Vice Versa special edition on food chains
Vice Versa has published an English version of their special edition on food chains. The edition focuses on the effect of agricultural value chains on the development of farmers, on their incomes and the economy.
Marc Broere and Joris Tielens state the following in their preface: “Much agricultural produce comes from small farmers in developing countries. Not only the traditional commodities such as coffee, cocoa and tea, but increasingly often fruit and vegetables. But do the Kenyan beans in Western supermarkets really contribute to the development of those who produce them or not? In this special edition of Vice Versa we look at the effect of agricultural value chains on the development of farmers, on their incomes and the economy. We also look at what the development cooperation sector is doing to make those value chains more efficient or more inclusive. As most farmers don’t produce for international trade, but for local value chains, we’ve included reports from the field, from a number of countries including Haiti, Kenya, Mozambique, Mali and Uganda.

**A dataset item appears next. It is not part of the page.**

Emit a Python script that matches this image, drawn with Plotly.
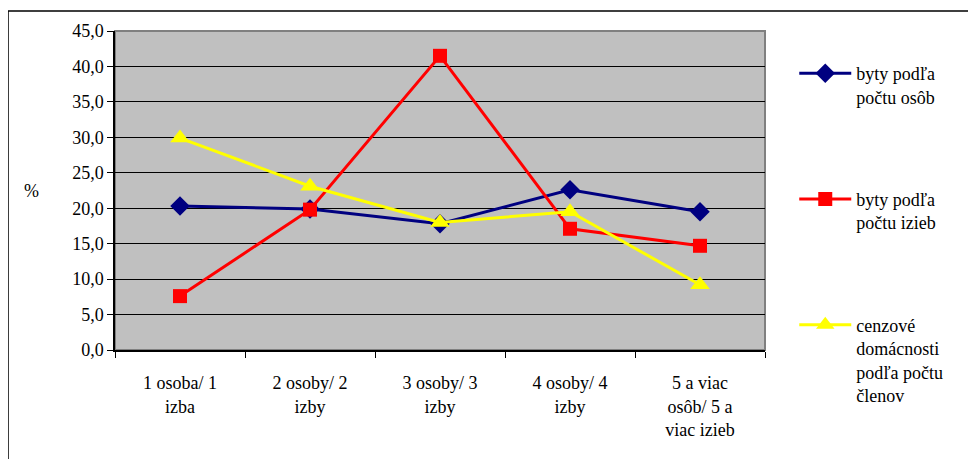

Trade offers opportunities in developing countries, but there are risks associated with the inequality of power between producers and buyers. How do we go about understanding these? This edition contains many stories from those involved: on the French beans from Kenya, for example, that don’t live up to the strict European requirements; DADTCO’s mobile cassava processor; and local processing of Ethiopian coffee. We end this special edition with lessons on how to move forward, including the division of roles between government, business and NGOs. As Ruerd Ruben puts it in the closing round table discussion: perhaps it’s time for more mandatory requirements concerning fair production and trade.”